CM: I have a different market them what is going on downtown. I don’t see that much appreciation next year, maybe four to six percent. There is a possibility that we might get a bump because of the construction costs, because of Katrina. I also believe that the big builders are going to divert resources. Right now they artificially keep up their supply and demand by only allowing so many houses to be sold per month because they don’t want to get too far out and they don’t have the production capacity to build any more. Because the developers are national, houses are built in factories, and are shipped and assembled on site. I think they are going to take some of that capacity away from those projects and use that to deal with Katrina rebuilding. The effect may be a bigger housing shortage, but I also see that there is an affordability problem. When our average price of a home is over $550,000 and the mean is over $600,000 in Fairfax County, some people find it very difficult to afford housing. Even though I work on the luxury end of the market place, it still all trickles up. Long term, we’re going to go up. Short term, I don’t know if we’re going to have as great as an appreciation as we have had over the past few years.
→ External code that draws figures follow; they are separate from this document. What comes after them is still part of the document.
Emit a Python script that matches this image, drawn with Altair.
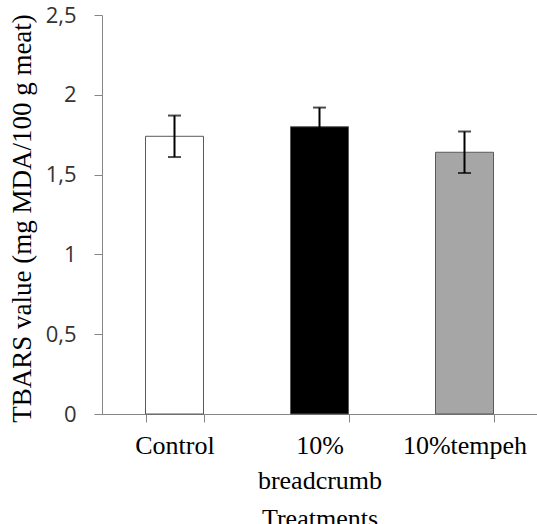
import altair as alt
import pandas as pd

categories = ["Control", "10% breadcrumb", "10%tempeh"]
means = [1.74, 1.80, 1.64]
errors = [0.13, 0.12, 0.13]
fills = ["#ffffff", "#000000", "#a6a6a6"]
y_ticks = [0, 0.5, 1, 1.5, 2, 2.5]

df = pd.DataFrame({
    "cat": categories,
    "mean": means,
    "lo": [m - e for m, e in zip(means, errors)],
    "hi": [m + e for m, e in zip(means, errors)],
})

xscale = alt.Scale(domain=categories, paddingInner=0.6, paddingOuter=0.3)
yscale = alt.Scale(domain=[0, 2.5])

xaxis = alt.Axis(title="Treatments", labelAngle=0, tickBand="extent",
                 labelExpr="datum.value == '10% breadcrumb' ? ['10%', 'breadcrumb'] : datum.label",
                 labelFont="Liberation Serif", labelFontSize=26, labelColor="#000000",
                 labelLineHeight=35, labelPadding=10, labelBaseline="top",
                 titleFont="Liberation Serif", titleFontSize=26, titleFontWeight="normal",
                 titleColor="#000000", titlePadding=12,
                 domainColor="#868686", tickColor="#868686", tickSize=8)
yaxis = alt.Axis(title="TBARS value (mg MDA/100 g meat)", values=y_ticks, grid=False,
                 labelExpr="replace(toString(datum.value), '.', ',')",
                 tickSize=8, domainColor="#868686", tickColor="#868686",
                 titleFont="Liberation Serif", titleFontSize=27, titleFontWeight="normal",
                 titleColor="#000000", titleX=-80, titleY=203, titleAngle=-90,
                 titleAlign="center", titleBaseline="middle")

base = alt.Chart(df)

bars = base.mark_bar(stroke="#595959", strokeWidth=1).encode(
    x=alt.X("cat:N", sort=categories, scale=xscale, axis=xaxis),
    y=alt.Y("mean:Q", scale=yscale, axis=yaxis),
    fill=alt.Fill("cat:N", scale=alt.Scale(domain=categories, range=fills), legend=None),
)

rule = base.mark_rule(color="#000000", strokeWidth=2).encode(
    x=alt.X("cat:N", sort=categories, scale=xscale, axis=xaxis),
    y=alt.Y("lo:Q", scale=yscale, axis=yaxis),
    y2="hi:Q",
)
tick_lo = base.mark_tick(color="#000000", thickness=2, size=13).encode(
    x=alt.X("cat:N", sort=categories, scale=xscale, axis=xaxis),
    y=alt.Y("lo:Q", scale=yscale, axis=yaxis),
)
tick_hi = base.mark_tick(color="#000000", thickness=2, size=13).encode(
    x=alt.X("cat:N", sort=categories, scale=xscale, axis=xaxis),
    y=alt.Y("hi:Q", scale=yscale, axis=yaxis),
)

chart = alt.layer(bars, rule, tick_lo, tick_hi).properties(
    width=435, height=399,
    background="white",
    autosize=alt.AutoSizeParams(type="none"),
    padding={"left": 102, "top": 15, "right": 0, "bottom": 110},
).configure_view(stroke=None).configure_axisY(
    labelFont="Open Sans", labelFontSize=22, labelColor="#333333", labelPadding=18
)

chart.save("out.html", embed_options={"renderer": "svg", "actions": False})
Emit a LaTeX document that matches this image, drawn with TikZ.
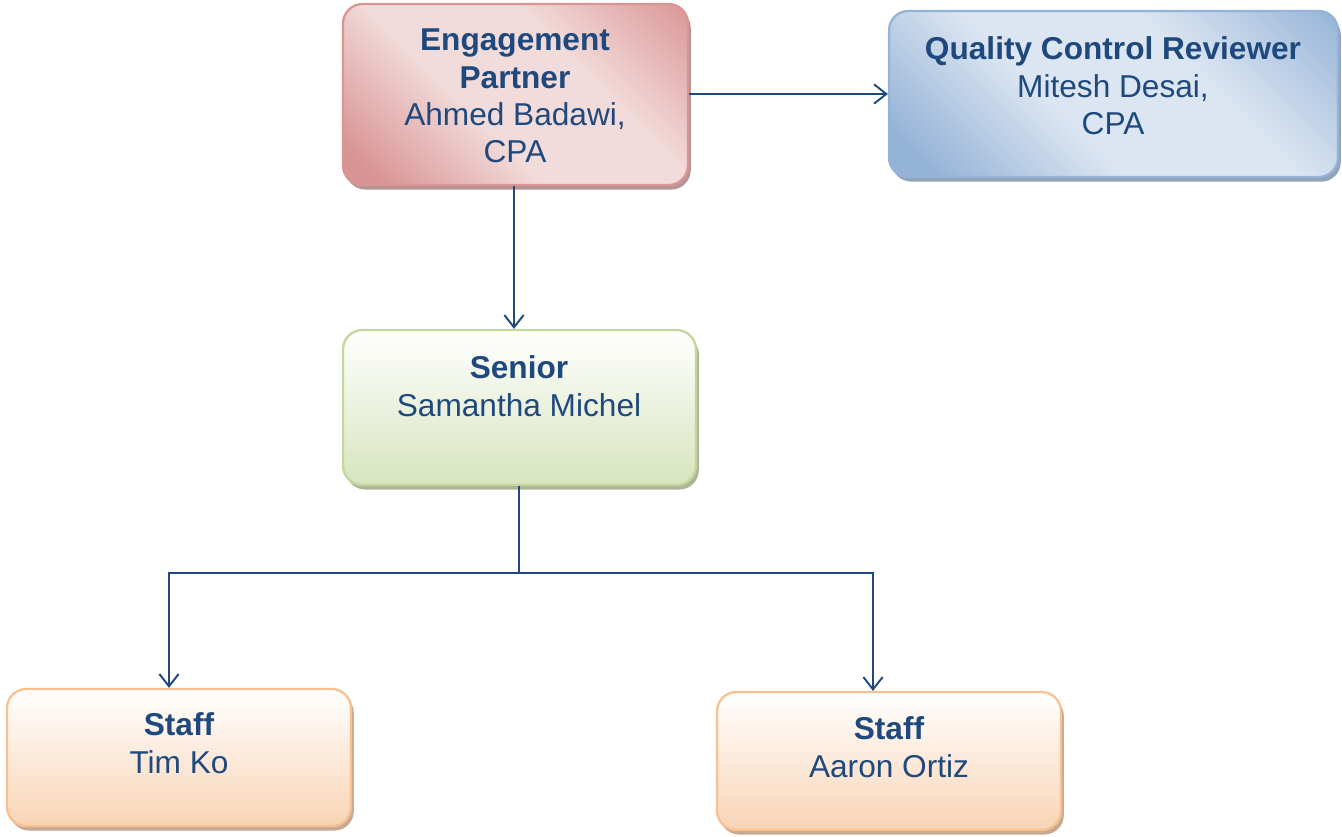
\documentclass[tikz,border=0pt]{standalone}
\usepackage{fontspec}
\setmainfont{Liberation Sans}
\usetikzlibrary{arrows.meta,shadows}
\definecolor{ink}{HTML}{1F497D}
\definecolor{pinkdk}{HTML}{D99594}
\definecolor{pinklt}{HTML}{F2DCDB}
\definecolor{bluedk}{HTML}{95B3D7}
\definecolor{bluelt}{HTML}{DCE6F2}
\definecolor{greenln}{HTML}{C3D69B}
\definecolor{greenlt}{HTML}{D7E4BD}
\definecolor{orangeln}{HTML}{FAC090}
\definecolor{orangelt}{HTML}{F9D4B6}
% diagonal bands for the two top boxes
\pgfdeclareverticalshading{pinkband}{100bp}{color(0bp)=(pinkdk); color(20bp)=(pinkdk); color(42bp)=(pinklt); color(62bp)=(pinklt); color(86bp)=(pinkdk); color(100bp)=(pinkdk)}
\pgfdeclareverticalshading{blueband}{100bp}{color(0bp)=(bluedk); color(20bp)=(bluedk); color(42bp)=(bluelt); color(62bp)=(bluelt); color(86bp)=(bluedk); color(100bp)=(bluedk)}

\begin{document}
\begin{tikzpicture}[x=0.02cm,y=-0.02cm,
  box/.style={line width=1.3pt, rounded corners=11pt},
  txt/.style={align=center, text=ink, font=\fontsize{18}{21.3}\selectfont},
  link/.style={draw=ink, line width=1.1pt},
  arr/.style={link, -{Straight Barb[length=7pt,width=11pt,line width=1.1pt]}}]
  \useasboundingbox (0,0) rectangle (1342,836);
  % boxes
  \node[box, draw=pinkdk, shading=pinkband, shading angle=-45,
        drop shadow={shadow xshift=1.6pt, shadow yshift=-2.6pt, fill=pinkdk!70!black, opacity=0.7},
        minimum width=196.3pt, minimum height=103pt] (ep) at (515.5,94.5) {};
  \node[box, draw=bluedk, shading=blueband, shading angle=-45,
        drop shadow={shadow xshift=1.6pt, shadow yshift=-2.6pt, fill=bluedk!70!black, opacity=0.7},
        minimum width=255.5pt, minimum height=94.5pt] (qcr) at (1113.5,94) {};
  \node[box, draw=greenln, top color=white, bottom color=greenlt,
        drop shadow={shadow xshift=1.6pt, shadow yshift=-2.6pt, fill=greenln!70!black, opacity=0.7},
        minimum width=200.9pt, minimum height=88.2pt] (senior) at (519.5,407.5) {};
  \node[box, draw=orangeln, top color=white, bottom color=orangelt,
        drop shadow={shadow xshift=1.6pt, shadow yshift=-2.6pt, fill=orangeln!70!black, opacity=0.7},
        minimum width=195.8pt, minimum height=78pt] (tim) at (179,757.5) {};
  \node[box, draw=orangeln, top color=white, bottom color=orangelt,
        drop shadow={shadow xshift=1.6pt, shadow yshift=-2.6pt, fill=orangeln!70!black, opacity=0.7},
        minimum width=195.8pt, minimum height=78.5pt] (aaron) at (889,761) {};
  % texts
  \node[txt] (ep-t) at (515,96) {\textbf{Engagement}\\\textbf{Partner}\\Ahmed Badawi,\\CPA};
  \node[txt] (qcr-t) at (1113,86) {\textbf{Quality Control Reviewer}\\Mitesh Desai,\\CPA};
  \node[txt] (senior-t) at (519,386) {\textbf{Senior}\\Samantha Michel};
  \node[txt] (tim-t) at (179,743) {\textbf{Staff}\\Tim Ko};
  \node[txt] (aaron-t) at (889,747) {\textbf{Staff}\\Aaron Ortiz};
  % connectors
  \coordinate (split) at (519,573);
  \coordinate (lt) at (169,573);
  \coordinate (rt) at (873,573);
  \draw[arr] (ep.east |- 0,94) -- (qcr.west |- 0,94);
  \draw[arr] (ep.south -| 514,0) -- (senior.north -| 514,0);
  \draw[link] (senior.south -| split) -- (split);
  \draw[arr] (split) -- (lt) -- (lt |- tim.north);
  \draw[arr] (split) -- (rt) -- (rt |- aaron.north);
\end{tikzpicture}
\end{document}
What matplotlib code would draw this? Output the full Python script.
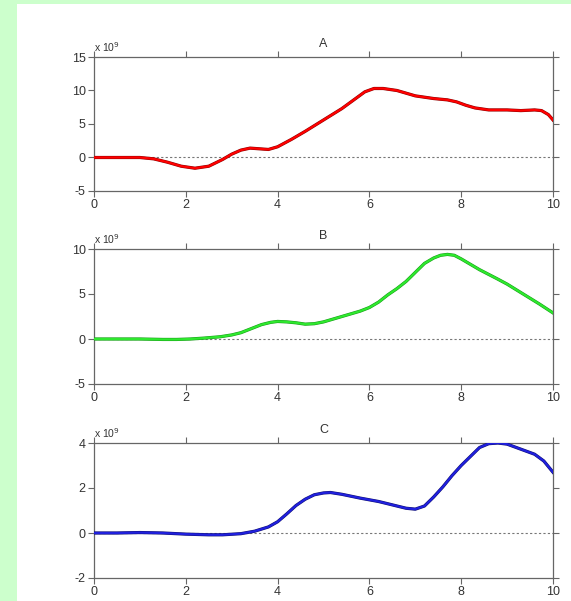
import matplotlib
matplotlib.use("Agg")
import matplotlib.pyplot as plt
import matplotlib.patches as mpatches
import matplotlib.patheffects as pe

plt.rcParams['font.family'] = ['Liberation Sans', 'DejaVu Sans']
plt.rcParams['axes.unicode_minus'] = False

# values in units of 1e9
xa = [0, 0.5, 1.0, 1.3, 1.6, 1.9, 2.2, 2.5, 2.8, 3.0, 3.2, 3.4, 3.6, 3.8, 4.0,
      4.3, 4.6, 5.0, 5.4, 5.7, 5.9, 6.1, 6.3, 6.6, 7.0, 7.4, 7.7, 7.9, 8.1,
      8.3, 8.6, 9.0, 9.3, 9.6, 9.75, 9.9, 10.0]
ya = [0, 0, 0, -0.2, -0.7, -1.3, -1.6, -1.3, -0.3, 0.5, 1.1, 1.4, 1.3, 1.2, 1.6,
      2.7, 3.9, 5.6, 7.3, 8.8, 9.8, 10.3, 10.3, 10.0, 9.2, 8.8, 8.6, 8.3, 7.8,
      7.4, 7.1, 7.1, 7.0, 7.1, 7.0, 6.4, 5.6]

xb = [0, 0.5, 1.0, 1.5, 1.8, 2.1, 2.4, 2.75, 3.0, 3.2, 3.45, 3.65, 3.85, 4.0,
      4.2, 4.4, 4.6, 4.8, 5.0, 5.4, 5.8, 6.0, 6.2, 6.4, 6.6, 6.8, 7.0, 7.2,
      7.4, 7.55, 7.7, 7.85, 8.0, 8.2, 8.4, 8.78, 9.0, 9.35, 9.7, 10.0]
yb = [0, 0, 0, -0.05, -0.05, 0, 0.1, 0.25, 0.45, 0.7, 1.2, 1.6, 1.85, 1.95,
      1.9, 1.8, 1.65, 1.7, 1.9, 2.5, 3.1, 3.5, 4.1, 4.9, 5.6, 6.4, 7.4, 8.4,
      9.0, 9.3, 9.4, 9.3, 8.9, 8.3, 7.7, 6.7, 6.1, 5.0, 3.9, 2.9]

xc = [0, 0.5, 1.0, 1.5, 2.0, 2.5, 2.8, 3.2, 3.5, 3.8, 4.0, 4.2, 4.4, 4.6, 4.8,
      5.0, 5.15, 5.4, 5.8, 6.2, 6.5, 6.8, 7.0, 7.2, 7.4, 7.6, 7.8, 8.0, 8.2,
      8.4, 8.6, 8.8, 9.0, 9.2, 9.4, 9.6, 9.8, 10.0]
yc = [0, 0, 0.02, 0, -0.05, -0.08, -0.08, -0.03, 0.08, 0.27, 0.5, 0.85, 1.22,
      1.5, 1.7, 1.78, 1.8, 1.72, 1.55, 1.4, 1.25, 1.1, 1.06, 1.2, 1.6, 2.05,
      2.55, 3.0, 3.4, 3.8, 3.97, 4.0, 3.95, 3.8, 3.65, 3.5, 3.2, 2.7]

titles = ['A', 'B', 'C']
ylims = [(-5, 15), (-5, 10), (-2, 4)]
yticks = [[-5, 0, 5, 10, 15], [-5, 0, 5, 10], [-2, 0, 2, 4]]
colors = ['#ff0000', '#2ee82e', '#2020dd']
edges = ['#8a0000', '#169916', '#101070']
xticks = [0, 2, 4, 6, 8, 10]

W, H = 571, 601
fig = plt.figure(figsize=(W / 100, H / 100), dpi=100, facecolor='#ccffcc')
fig.patches.append(mpatches.Rectangle((17 / W, 0), 1, 1 - 4 / H,
                                      transform=fig.transFigure,
                                      facecolor='white', edgecolor='none',
                                      zorder=-10))

# panel tops / bottoms in pixels
tops = [57, 249, 443]
bots = [191, 384, 578]
left, right = 94, 553

series = [(xa, ya), (xb, yb), (xc, yc)]
spine_col = '#666666'
text_col = '#333333'

for i in range(3):
    ax = fig.add_axes([left / W, 1 - bots[i] / H, (right - left) / W,
                       (bots[i] - tops[i]) / H])
    ax.set_facecolor('white')
    x, y = series[i]
    ax.axhline(0, color='#777777', lw=0.8, ls=(0, (2, 2)), zorder=1)
    ax.plot(x, y, color=colors[i], lw=1.6, zorder=3, solid_joinstyle='round',
            path_effects=[pe.Stroke(linewidth=2.3, foreground=edges[i]),
                          pe.Normal()])
    ax.set_xlim(0, 10)
    ax.set_ylim(*ylims[i])
    ax.set_xticks(xticks)
    ax.set_yticks(yticks[i])
    ax.tick_params(direction='out', length=4, width=0.8, colors=spine_col,
                   labelcolor=text_col, labelsize=9, pad=2,
                   top=True, right=True)
    for s in ax.spines.values():
        s.set_color(spine_col)
        s.set_linewidth(0.9)
    ax.set_title(titles[i], fontsize=9, color=text_col, pad=7)
    ax.text(0.0, 1.02, 'x 10$^{9}$', transform=ax.transAxes, fontsize=7.5,
            color=text_col, ha='left', va='bottom')

fig.savefig('out.png', dpi=100, facecolor=fig.get_facecolor())
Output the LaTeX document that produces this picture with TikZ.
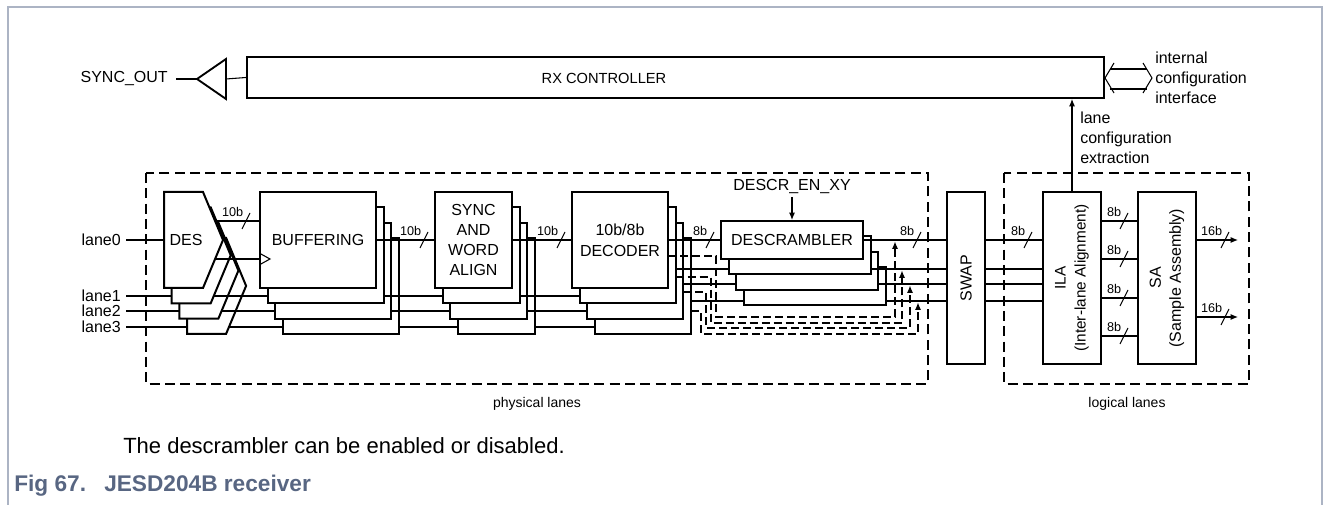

MB: And what about square footage?
We’re at $250 to $300 a square foot for houses and $500 per square foot for luxury homes. That is construction price, not including land. The lots are going anywhere from $500,000 on the low end to over $1 million.
JF: My market is different because we operate in scarcity of single family homes. Chevy Chase has a building moratorium that is going to further tighten the supply. Builders are not going to want to go in there and take the risk of knocking a house down and putting up a big house. The few houses that do come on in the market are going to continue to appreciate because there is no place to go. In the last three years, the price per square foot for land has gone from $315 to $750 to $800 in prime locations. If you want to buy something in Edgemoore you are at $2 million, and that’s a tear down. In terms of the condo market, unlike Northern Virginia, we are under built to an extreme. The Adagio, in downtown Bethesda, came on the market with 90 units and sold out in two weeks with a waiting list of 3,000 people. According to the last Census report baby boomers represent 52 percent of our market in the Washington metropolitan area. The last baby boomer will turn 55 in 2020. What do boomers want to buy? They want to buy downtown locations, water properties, golf communities—any kind of a second home market. Follow the boomer and you will make money.